Recorded data —
--- --- ---

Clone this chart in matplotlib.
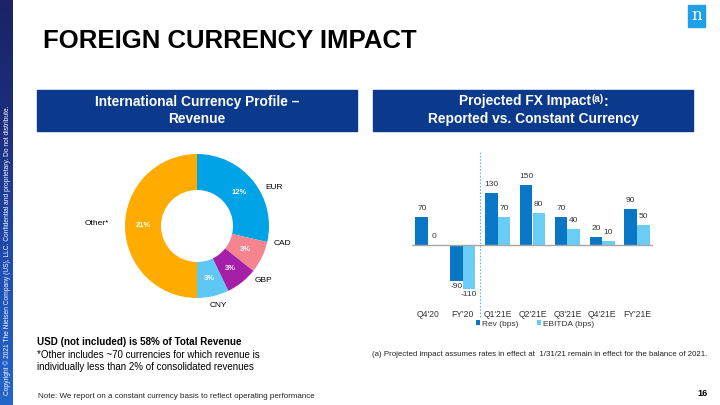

--- --- ---

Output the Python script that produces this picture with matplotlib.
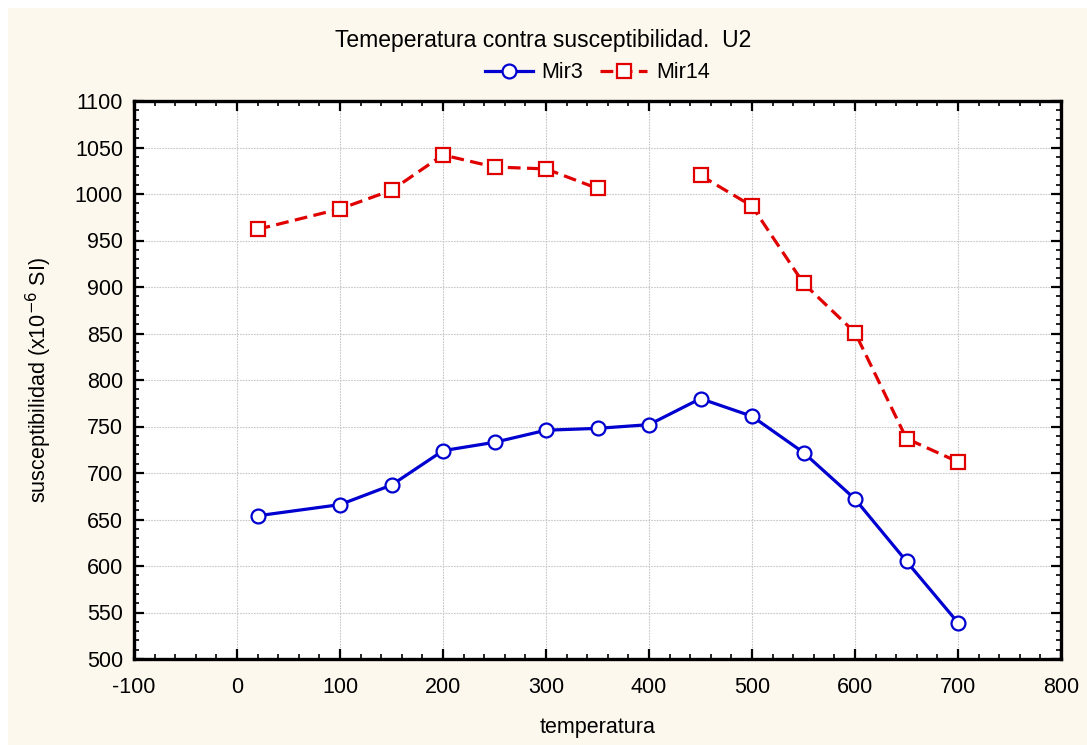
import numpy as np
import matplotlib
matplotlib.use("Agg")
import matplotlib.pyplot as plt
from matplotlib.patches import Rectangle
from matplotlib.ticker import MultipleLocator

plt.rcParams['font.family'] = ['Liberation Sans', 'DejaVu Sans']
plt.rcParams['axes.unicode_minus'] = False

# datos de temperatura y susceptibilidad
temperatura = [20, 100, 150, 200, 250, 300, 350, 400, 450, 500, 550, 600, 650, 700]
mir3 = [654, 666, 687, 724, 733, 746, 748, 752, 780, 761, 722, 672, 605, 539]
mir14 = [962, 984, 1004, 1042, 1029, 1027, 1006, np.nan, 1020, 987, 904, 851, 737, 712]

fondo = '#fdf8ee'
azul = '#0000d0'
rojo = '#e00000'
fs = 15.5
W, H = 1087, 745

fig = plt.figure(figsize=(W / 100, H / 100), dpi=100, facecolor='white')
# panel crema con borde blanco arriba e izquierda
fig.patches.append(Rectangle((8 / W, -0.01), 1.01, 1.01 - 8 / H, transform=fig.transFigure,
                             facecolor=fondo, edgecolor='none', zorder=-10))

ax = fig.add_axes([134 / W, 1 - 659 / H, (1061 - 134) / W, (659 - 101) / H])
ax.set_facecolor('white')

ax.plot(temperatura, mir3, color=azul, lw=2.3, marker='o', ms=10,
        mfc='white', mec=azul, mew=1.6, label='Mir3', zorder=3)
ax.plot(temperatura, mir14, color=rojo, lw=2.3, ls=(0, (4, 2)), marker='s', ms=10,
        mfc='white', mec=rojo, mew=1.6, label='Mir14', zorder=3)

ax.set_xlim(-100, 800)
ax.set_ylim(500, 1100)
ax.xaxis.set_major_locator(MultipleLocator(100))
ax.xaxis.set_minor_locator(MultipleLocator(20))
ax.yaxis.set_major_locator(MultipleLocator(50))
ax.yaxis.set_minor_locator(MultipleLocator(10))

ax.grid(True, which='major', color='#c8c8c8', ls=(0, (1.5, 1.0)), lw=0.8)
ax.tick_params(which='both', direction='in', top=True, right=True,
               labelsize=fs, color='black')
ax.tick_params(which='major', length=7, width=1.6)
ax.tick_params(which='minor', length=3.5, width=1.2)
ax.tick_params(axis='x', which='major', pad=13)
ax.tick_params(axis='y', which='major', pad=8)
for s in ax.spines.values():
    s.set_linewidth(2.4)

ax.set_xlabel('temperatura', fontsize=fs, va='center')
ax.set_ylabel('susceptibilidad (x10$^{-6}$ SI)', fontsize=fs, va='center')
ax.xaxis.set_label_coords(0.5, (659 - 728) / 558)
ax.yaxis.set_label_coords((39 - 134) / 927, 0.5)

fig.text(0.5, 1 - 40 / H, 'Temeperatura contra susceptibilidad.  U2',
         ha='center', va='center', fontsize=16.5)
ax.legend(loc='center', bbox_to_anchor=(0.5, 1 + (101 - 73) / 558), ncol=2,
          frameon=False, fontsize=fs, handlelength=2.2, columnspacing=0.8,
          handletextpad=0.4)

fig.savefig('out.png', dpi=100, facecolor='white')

--- --- ---

Directive —
Copy out every line with the word "matplotlib".

The reply —
Clone this chart in matplotlib.
Output the Python script that produces this picture with matplotlib.
import matplotlib
matplotlib.use("Agg")
import matplotlib.pyplot as plt
from matplotlib.patches import Rectangle
from matplotlib.ticker import MultipleLocator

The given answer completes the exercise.